I don’t believe fresh equals good. Just because something is different, doesn’t mean it’s good.
That was my opinion until I heard Drake’s Nothing Was the Same, released September 24.
Let’s back away from September 24 and rewind to October 22 of last year. Kendrick Lamar released his critically acclaimed Good Kid, M.A.A.D City album that turned Lamar into a headliner and that changed the fad of top 40’s rap to angry rap. Jay Z followed suit, releasing Magna Carta Holy Grail and Kanye with Yeezus. Angry rap has always existed. Eminem has made his living off of hate-rapping.
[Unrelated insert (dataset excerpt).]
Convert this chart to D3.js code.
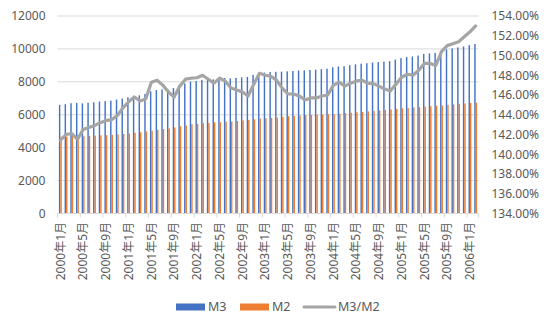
<!DOCTYPE html>
<html>
<head>
<meta charset="utf-8">
<script src="https://cdn.jsdelivr.net/npm/d3@7"></script>
<style>
  body { margin: 0; background: #fff; }
  svg { display: block; }
  text { font-family: "Noto Sans", "Noto Sans CJK SC", sans-serif; fill: #595959; }
</style>
</head>
<body>
<svg id="chart" width="550" height="330"></svg>
<script>
// Monthly categories, January 2000 through February 2006
const months = [];
for (let y = 2000; y <= 2006; y++) {
  for (let m = 1; m <= 12; m++) {
    if (y === 2006 && m > 2) break;
    months.push(`${y}年${m}月`);
  }
}

// M3 money supply
const m3 = [
  6600, 6640, 6700, 6720, 6690, 6730, 6760, 6800, 6830, 6860, 6920, 6990,
  7060, 7150, 7180, 7260, 7420, 7500, 7540, 7560, 7620, 7780, 7900, 8010,
  8050, 8120, 8110, 8150, 8200, 8230, 8210, 8240, 8270, 8300, 8420, 8540,
  8560, 8590, 8610, 8620, 8640, 8660, 8690, 8700, 8720, 8740, 8770, 8800,
  8880, 8930, 8950, 9010, 9060, 9100, 9130, 9170, 9200, 9230, 9260, 9350,
  9440, 9500, 9540, 9600, 9690, 9730, 9760, 9880, 9970, 10030, 10090, 10150,
  10230, 10300
];

// M2 money supply
const m2 = [
  4668, 4676, 4715, 4749, 4695, 4716, 4731, 4749, 4763, 4780, 4809, 4831,
  4859, 4904, 4938, 4986, 5037, 5085, 5129, 5167, 5226, 5296, 5352, 5423,
  5448, 5486, 5495, 5537, 5552, 5583, 5596, 5625, 5653, 5689, 5724, 5762,
  5784, 5808, 5837, 5876, 5914, 5927, 5956, 5979, 5985, 5999, 6011, 6027,
  6041, 6062, 6093, 6121, 6147, 6169, 6202, 6232, 6263, 6296, 6325, 6356,
  6387, 6415, 6446, 6465, 6495, 6522, 6550, 6569, 6603, 6634, 6664, 6682,
  6713, 6732
];

// M3/M2 ratio, percent
const ratio = [
  141.4, 142.0, 142.1, 141.5, 142.5, 142.7, 142.9, 143.2, 143.4, 143.5, 143.9, 144.7,
  145.3, 145.8, 145.4, 145.6, 147.3, 147.5, 147.0, 146.3, 145.8, 146.9, 147.6, 147.7,
  147.75, 148.0, 147.6, 147.2, 147.7, 147.4, 146.7, 146.5, 146.3, 145.9, 147.1, 148.2,
  148.0, 147.9, 147.5, 146.7, 146.1, 146.1, 145.9, 145.5, 145.7, 145.7, 145.9, 146.0,
  147.0, 147.3, 146.9, 147.2, 147.4, 147.5, 147.2, 147.15, 146.9, 146.6, 146.4, 147.1,
  147.8, 148.1, 148.0, 148.5, 149.2, 149.2, 149.0, 150.4, 151.0, 151.2, 151.4, 151.9,
  152.4, 153.0
];

const leftTicks = [0, 2000, 4000, 6000, 8000, 10000, 12000];
const rightTicks = [134, 136, 138, 140, 142, 144, 146, 148, 150, 152, 154];
const xTickLabels = months.filter((d, i) => i % 4 === 0);
const seriesNames = ["M3", "M2"];
const legendNames = ["M3", "M2", "M3/M2"];

const colors = { M3: "#4472C4", M2: "#ED7D31", "M3/M2": "#A5A5A5" };

const plot = { left: 57.5, right: 478.5, top: 16, bottom: 213.5 };

const svg = d3.select("#chart");

const x = d3.scaleBand().domain(months).range([plot.left, plot.right]).padding(0);
const xInner = d3.scaleBand().domain(seriesNames).range([0, x.bandwidth()])
  .paddingInner(0).paddingOuter(1.0);
const yL = d3.scaleLinear().domain([0, 12000]).range([plot.bottom, plot.top]);
const yR = d3.scaleLinear().domain([134, 154]).range([plot.bottom, plot.top]);

// Horizontal gridlines
svg.append("g")
  .selectAll("line")
  .data(leftTicks)
  .join("line")
  .attr("x1", plot.left).attr("x2", plot.right)
  .attr("y1", d => yL(d)).attr("y2", d => yL(d))
  .attr("stroke", "#D9D9D9").attr("stroke-width", 1);

// Left axis labels
const gL = svg.append("g")
  .attr("transform", `translate(${plot.left},0)`)
  .call(d3.axisLeft(yL).tickValues(leftTicks).tickSize(0).tickPadding(12).tickFormat(d3.format("d")));
gL.select(".domain").remove();
gL.selectAll("text").style("font-size", "12px").attr("fill", "#595959");

// Right axis labels
const gR = svg.append("g")
  .attr("transform", `translate(${plot.right},0)`)
  .call(d3.axisRight(yR).tickValues(rightTicks).tickSize(0).tickPadding(13).tickFormat(d => d.toFixed(2) + "%"));
gR.select(".domain").remove();
gR.selectAll("text").style("font-size", "12px").attr("fill", "#595959");

// Bars
const bars = svg.append("g");
months.forEach((mo, i) => {
  const vals = { M3: m3[i], M2: m2[i] };
  seriesNames.forEach(s => {
    bars.append("rect")
      .attr("x", x(mo) + xInner(s))
      .attr("y", yL(vals[s]))
      .attr("width", xInner.bandwidth())
      .attr("height", yL(0) - yL(vals[s]))
      .attr("fill", colors[s]);
  });
});

// Category axis baseline and tick marks
svg.append("line")
  .attr("x1", plot.left).attr("x2", plot.right)
  .attr("y1", plot.bottom).attr("y2", plot.bottom)
  .attr("stroke", "#D9D9D9");
svg.append("g")
  .selectAll("line")
  .data(xTickLabels.concat([null]))
  .join("line")
  .attr("x1", d => d === null ? plot.right : x(d))
  .attr("x2", d => d === null ? plot.right : x(d))
  .attr("y1", plot.bottom).attr("y2", plot.bottom + 4)
  .attr("stroke", "#D9D9D9");

// Category labels, rotated
const gX = svg.append("g")
  .attr("transform", `translate(0,${plot.bottom})`)
  .call(d3.axisBottom(x).tickValues(xTickLabels).tickSize(0));
gX.select(".domain").remove();
gX.selectAll("text")
  .style("font-size", "12px")
  .attr("fill", "#595959")
  .attr("transform", "rotate(-90)")
  .attr("text-anchor", "end")
  .attr("x", -8.5)
  .attr("y", 0)
  .attr("dy", "0.35em");

// Ratio line on the right axis
const line = d3.line()
  .x((d, i) => x(months[i]) + x.bandwidth() / 2)
  .y(d => yR(d));
svg.append("path")
  .datum(ratio)
  .attr("d", line)
  .attr("fill", "none")
  .attr("stroke", colors["M3/M2"])
  .attr("stroke-width", 3.2)
  .attr("stroke-linejoin", "round")
  .attr("stroke-linecap", "round");

// Legend
const legend = svg.append("g").attr("transform", "translate(0,307)");
const legendX = { M3: 176, M2: 240, "M3/M2": 304 };
legendNames.forEach(name => {
  const g = legend.append("g").attr("transform", `translate(${legendX[name]},0)`);
  if (name === "M3/M2") {
    g.append("line").attr("x1", 0).attr("x2", 31).attr("y1", 0).attr("y2", 0)
      .attr("stroke", colors[name]).attr("stroke-width", 3).attr("stroke-linecap", "round");
    g.append("text").attr("x", 34).attr("y", 0).attr("dy", "0.35em")
      .style("font-size", "12.5px").text(name);
  } else {
    g.append("rect").attr("x", 0).attr("y", -3.5).attr("width", 29).attr("height", 7)
      .attr("fill", colors[name]);
    g.append("text").attr("x", 32).attr("y", 0).attr("dy", "0.35em")
      .style("font-size", "12.5px").text(name);
  }
});
</script>
</body>
</html>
But a person can’t ignore its current presence in rap.
Now back to present day: Where do we fit a Canadian rapper? It’s been hard to take Drake seriously, even when he won 2011’s Grammy for Best Rap Album. Critics raise their middle finger to the Grammys in regards to its outlook on rap music.
“Grammy tends toward pop-friendly hip hop that’s easily understood by those who don’t understand hip hop. Pop in this regard is not meant as an insult, it’s merely music palatable to non-aficionados of the genre.”
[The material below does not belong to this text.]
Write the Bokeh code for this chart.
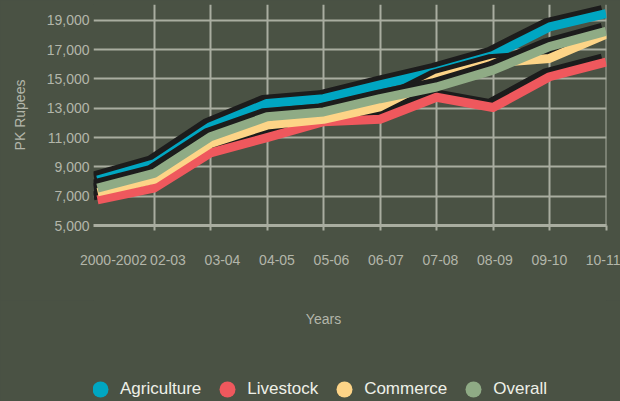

-Touré Neblett, Times Magazine
Neblett is wrong on the fact that pop is not to be an insult. Uttering the names Miley Cyrus and Justin Bieber makes my point.
When Drake won the Grammy for Take Care, I, like much of the rap community, was still pissed about Kanye’s snub from best album of the previous year for My Beautiful Dark Twisted Fantasy. Take Care was just another pop-friendly hip hop album.
It’s been two years since my frustration. The landscape is different. Pop-friendly isn’t the style. Drake’s Nothing Was the Same is a huge curveball in the current landscape of music. All of this hate rap has helped us appreciate Drake–maybe it has even helped us retract our statements from his Grammy winning album.
This is a ‘B+’ album. Some of the transitions were off in Drake’s newest work, preventing it from being on the ‘A+’ level of My Beautiful Dark Twisted Fantasy. But Drake is close. If he spends his next album with a more prominent and experienced producer (much like Kendrick spending his time with Dre), I think Drake will be on an elite level.
The current rap game reminds me of rock in the 70’s. We have so many players bringing so many things to the table. Queen, John Lennon, Black Sabbath, and the Rolling Stones—four of the greatest rock artists during that era—all made totally different types of music within the same genre. With examples such as Eminem’s sampling-induced single, Berzerk, I see sampling, hate rap, and hip hop being the 1970’s rock of today.